Положительных героев у Кафки, как и у Шерешевского, вообще нет. Разве что Варнава (Антон Падерин) и его сестры Ольга и Амалия (Яна Кривуля) даны зрителю в утешение. «Светлое пятно» в непроглядном сумраке – Ольга, ангел-хранитель Землемера, женственная и одновременно по-детски неуклюжая и трогательная в точном исполнении Евгении Яхонтовой.
Блестящими актерскими работами являются также Учитель и Хозяйка – Виктор Гахов и Светлана Балыхина, Староста и Мицци – Андрей Балашов и Светлана Циклаури, выстроенные через точные оценки характеров, внимание к мельчайшим их деталям. Впрочем, холостых актерских ходов тут нет и вовсе. Так, Ник Тихонов и Александр Худяков, «двое из ларца», псевдопомощники Землемера – Артур и Иеремия, на наших глазах из деревенских недотеп превращающиеся в цепных псов замка. Некоторую нудность повествования, особенно в первом действиии (не всегда же приключения, иногда и «просто гуляем») разбавляют их репризы, позволяющие отдать дань тончайшей эксцентричности актеров театра Малыщицкого, граничащую с высококлассной клоунадой, что базируется на редком сочетании абсурда и гротеска.

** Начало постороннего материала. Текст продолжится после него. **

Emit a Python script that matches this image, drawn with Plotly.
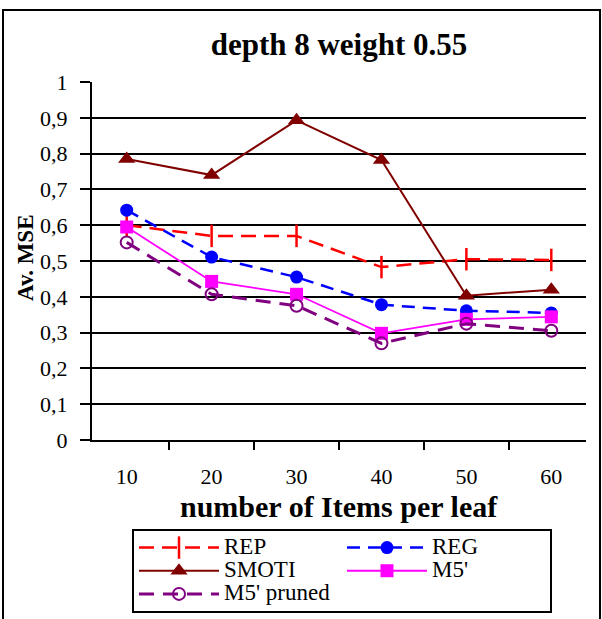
import plotly.graph_objects as go

categories = ["10", "20", "30", "40", "50", "60"]
rep = [0.60, 0.57, 0.57, 0.483, 0.505, 0.503]
reg = [0.642, 0.511, 0.455, 0.378, 0.361, 0.355]
smoti = [0.785, 0.74, 0.893, 0.782, 0.403, 0.42]
m5 = [0.595, 0.443, 0.407, 0.298, 0.337, 0.344]
m5_pruned = [0.552, 0.407, 0.375, 0.27, 0.325, 0.305]

series_names = ["REP", "REG", "SMOTI", "M5'", "M5' pruned"]
y_ticks = [0, 0.1, 0.2, 0.3, 0.4, 0.5, 0.6, 0.7, 0.8, 0.9, 1]

SERIF = "Liberation Serif"


def lg(name):
    return '<span style="font-size:23px">' + name + '</span>'


fig = go.Figure()
fig.add_trace(go.Scatter(
    x=categories, y=rep, name=lg(series_names[0]), mode="lines+markers",
    line=dict(color="#FF0000", width=2.5, dash="15px,8px"),
    marker=dict(symbol="line-ns", size=16, color="#FF0000",
                line=dict(color="#FF0000", width=2.5))))
fig.add_trace(go.Scatter(
    x=categories, y=reg, name=lg(series_names[1]), mode="lines+markers",
    line=dict(color="#0000FF", width=2.5, dash="13px,8px"),
    marker=dict(symbol="circle", size=13, color="#0000FF")))
fig.add_trace(go.Scatter(
    x=categories, y=smoti, name=lg(series_names[2]), mode="lines+markers",
    line=dict(color="#800000", width=2),
    marker=dict(symbol="triangle-up", size=15, color="#800000")))
fig.add_trace(go.Scatter(
    x=categories, y=m5, name=lg(series_names[3]), mode="lines+markers",
    line=dict(color="#FF00FF", width=1.8),
    marker=dict(symbol="square", size=13, color="#FF00FF")))
fig.add_trace(go.Scatter(
    x=categories, y=m5_pruned, name=lg(series_names[4]), mode="lines+markers",
    line=dict(color="#800080", width=3, dash="15px,9px"),
    marker=dict(symbol="circle-open", size=12, color="#800080",
                line=dict(color="#800080", width=2))))

L, R, T, B = 92, 16, 82, 179
W, H = 602, 619
pw, ph = W - L - R, H - T - B


def px_x(x):
    return (x - L) / pw


def px_y(y):
    return (H - B - y) / ph


fig.update_layout(
    width=W, height=H,
    margin=dict(l=L, r=R, t=T, b=B, autoexpand=False),
    paper_bgcolor="white", plot_bgcolor="white",
    separators=", ",
    font=dict(family=SERIF, color="black", size=22),
    title=dict(text="depth 8 weight 0.55", x=0.5, xref="paper", xanchor="center",
               y=1 - 44 / H, yanchor="middle",
               font=dict(family=SERIF, size=31, weight="bold", color="black")),
    xaxis=dict(type="category", tickson="boundaries", ticks="outside", ticklen=8,
               tickwidth=2, tickcolor="black", showline=True, linecolor="black",
               linewidth=2, showgrid=False, zeroline=False,
               ticklabelstandoff=16, tickfont=dict(size=22, family=SERIF)),
    yaxis=dict(range=[0, 1], tickvals=y_ticks, ticks="outside", ticklen=10,
               tickwidth=2, tickcolor="black", showline=True, linecolor="black",
               linewidth=2, showgrid=True, gridcolor="black", gridwidth=2,
               zeroline=False, ticklabelstandoff=8,
               tickfont=dict(size=22, family=SERIF)),
    showlegend=True,
    legend=dict(orientation="h", x=px_x(132), xanchor="left",
                y=px_y(529), yanchor="top", bordercolor="black", borderwidth=2,
                bgcolor="white", itemwidth=80, entrywidth=113,
                font=dict(family=SERIF, size=15.5, color="black"),
                tracegroupgap=0),
    annotations=[
        dict(text="<b>number of Items per leaf</b>", x=0.5, xref="paper",
             y=px_y(507), yref="paper", xanchor="center", yanchor="middle",
             showarrow=False, font=dict(family=SERIF, size=30, color="black")),
        dict(text="<b>Av. MSE</b>", x=px_x(25), xref="paper", y=px_y(258),
             yref="paper", xanchor="center", yanchor="middle", textangle=-90,
             showarrow=False, font=dict(family=SERIF, size=23, color="black")),
    ],
    shapes=[
        dict(type="rect", xref="paper", yref="paper",
             x0=px_x(3), x1=px_x(600), y0=px_y(625), y1=px_y(10),
             line=dict(color="black", width=2), fillcolor="rgba(0,0,0,0)",
             layer="below"),
    ],
)

fig.write_html("out.html")
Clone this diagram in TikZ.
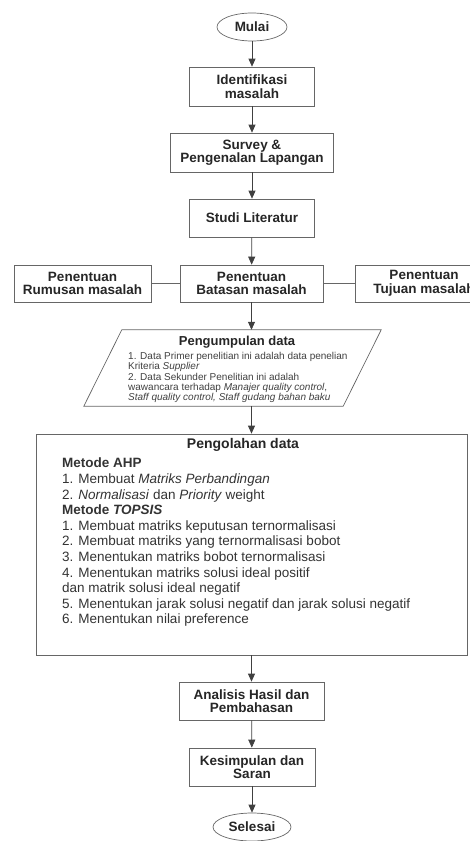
\documentclass[tikz,border=0pt]{standalone}
\usepackage{fontspec}
\setmainfont{Liberation Sans}
\usetikzlibrary{arrows.meta,shapes.geometric,positioning}

\begin{document}
\begin{tikzpicture}[x=1pt,y=-1pt,
   box/.style={draw=black!60,line width=0.7pt,rectangle,inner sep=1pt,align=center,text=black!85,
     font=\fontsize{13.5}{13.5}\selectfont\bfseries},
   term/.style={box,ellipse,inner sep=0pt},
   flow/.style={draw=black!75,line width=0.7pt,-{Triangle[width=7pt,length=8pt]}},
   link/.style={draw=black!60,line width=0.7pt},
   small/.style={font=\fontsize{10}{10.3}\selectfont,text=black!75,align=left,inner sep=0pt},
   body/.style={font=\fontsize{13.5}{15.6}\selectfont,text=black!80,align=left,inner sep=0pt}
  ]
\useasboundingbox (0,0) rectangle (469,841);

% main column
\node[term,minimum width=70pt,minimum height=28pt] (mulai) at (252,27) {Mulai};
\node[box,minimum width=125pt,minimum height=39pt] (identifikasi) at (252,86.5) {Identifikasi\\masalah};
\node[box,minimum width=163pt,minimum height=39pt] (survey) at (252,152.5) {Survey \&\\Pengenalan Lapangan};
\node[box,minimum width=125pt,minimum height=38pt] (studi) at (252,218) {Studi Literatur};

% batasan row
\node[box,minimum width=143pt,minimum height=37pt] (batasan) at (251.5,283.5) {Penentuan\\Batasan masalah};
\node[box,minimum width=137pt,minimum height=37pt] (rumusan) at (82.5,283.5) {Penentuan\\Rumusan masalah};
\node[box,minimum width=137pt,minimum height=37pt] (tujuan) at (424,283.5) {Penentuan\\Tujuan masalah};

% pengumpulan data
\node[minimum width=297pt,minimum height=76pt,inner sep=0pt] (pengumpulan) at (232.5,368) {};
\draw[link] ([xshift=38pt]pengumpulan.north west) -- (pengumpulan.north east)
   -- ([xshift=-38pt]pengumpulan.south east) -- (pengumpulan.south west) -- cycle;
\node[font=\fontsize{13}{13}\selectfont\bfseries,text=black!85] (pengumpulanTitle) at (237,342) {Pengumpulan data};
\node[small,anchor=north west] (pengumpulanText) at (128,352) {1. Data Primer penelitian ini adalah data penelian\\
  Kriteria \textit{Supplier}\\
  2. Data Sekunder Penelitian ini adalah\\
  wawancara terhadap \textit{Manajer quality control},\\
  \textit{Staff quality control, Staff gudang bahan baku}};

% pengolahan data
\node[draw=black!60,line width=0.7pt,minimum width=431pt,minimum height=221pt] (pengolahan) at (251.5,544.5) {};
\node[font=\fontsize{14}{14}\selectfont\bfseries,text=black!85] (pengolahanTitle) at (243,445) {Pengolahan data};
\node[body,anchor=north west] (pengolahanText) at (62,458) {\textbf{Metode AHP}\\
  1. Membuat \textit{Matriks Perbandingan}\\
  2. \textit{Normalisasi} dan \textit{Priority} weight\\
  \textbf{Metode \textit{TOPSIS}}\\
  1. Membuat matriks keputusan ternormalisasi\\
  2. Membuat matriks yang ternormalisasi bobot\\
  3. Menentukan matriks bobot ternormalisasi\\
  4. Menentukan matriks solusi ideal positif\\
  dan matrik solusi ideal negatif\\
  5. Menentukan jarak solusi negatif dan jarak solusi negatif\\
  6. Menentukan nilai preference};

% akhir
\node[box,minimum width=145pt,minimum height=38pt] (analisis) at (251.5,701) {Analisis Hasil dan\\Pembahasan};
\node[box,minimum width=126pt,minimum height=38pt] (kesimpulan) at (252,767) {Kesimpulan dan\\Saran};
\node[term,minimum width=78pt,minimum height=28pt] (selesai) at (252,827) {Selesai};

% connectors
\draw[flow] (mulai) -- (identifikasi);
\draw[flow] (identifikasi) -- (survey);
\draw[flow] (survey) -- (studi);
\draw[flow] (studi) -- (batasan);
\draw[link] (rumusan) -- (batasan);
\draw[link] (batasan) -- (tujuan);
\draw[flow] (batasan) -- (batasan.south |- pengumpulan.north);
\draw[flow] (batasan.south |- pengumpulan.south) -- (pengolahan);
\draw[flow] (pengolahan) -- (analisis);
\draw[flow] (analisis) -- (kesimpulan);
\draw[flow] (kesimpulan) -- (selesai);

\end{tikzpicture}
\end{document}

В Артуре и Иеремии олицетворена пошлость бытия, переходящая в полное и бескомпромиссное душевное уродство, с которым пытается бороться Землемер. К пошлости тяготеет и переиначенная советская песня, исполняемая хором деревенских жителей: вроде и подпеть инстинктивно хочется, но и без легкого отвращения прослушивание не обходится. Вроде и не ёрничают, исполняя, но в результате у зрителя рождаются далеко не лучшие ассоциации со временами, когда «фонтаны били голубые, и розы красные росли»...
Но спектакль обращается не только к тем, кто вскидывал руку в пионерском салюте и пил чай из алюминиевого чайника, коих на сцене великое множество. Постановка Шерешевского обращена не только к тем, кто помнит, как расшифровывается ВЛКСМ и знает, что такое ГУЛАГ. Для зрителей помоложе режиссер находит параллели вчерашнего и сиюминутного, подбрасывая для понимания происходящего на сцене опорные символы века нынешнего, изящно и иронично жонглируя метафорами, связанными с замком. Спектакль изобилует киноцитатами кино как массовое искусство и ассоциаций-то дает больше. Но тут и таятся режиссерские ловушки и капканы: лишь обрадуется зритель узнанному, а тут – раз! уже заставляют его перевести внимание совсем на другое...
В финале белое поле сцены усеяно каплями крови – красными воздушными шарами, то ли души человеческие, то ли остатки первомайской демонстрации, то ли земляничные поляны Бергмана и битлов, то ли… Пусть зритель додумает сам.
Роман Кафки давно и успешно превращен в компьютерную «бродилку». Возможно, существует уже и квест по его мотивам. Квестом кажется и спектакль КТМ. Квестом и для героев, и для зрителей, которым приходится ломать голову над загадками режиссера, пытаясь понять, куда дальше заведет действие. Собственно, в том и состоит секрет режиссерского мастерства: он в умении заставить зрителя самостоятельно искать ответы на поставленные в театре вопросы... Если, конечно, зрителю этого захочется. А ведь захочется, потому как не про осмысление «совка» этот спектакль. А о любви. О той, что движет солнца и светила, о той, что мертвого поднимет. О той, что является одним из двух, переходящих друг в друга, актов божественной комедии – Рождение и Любовь. А дальше – тишина.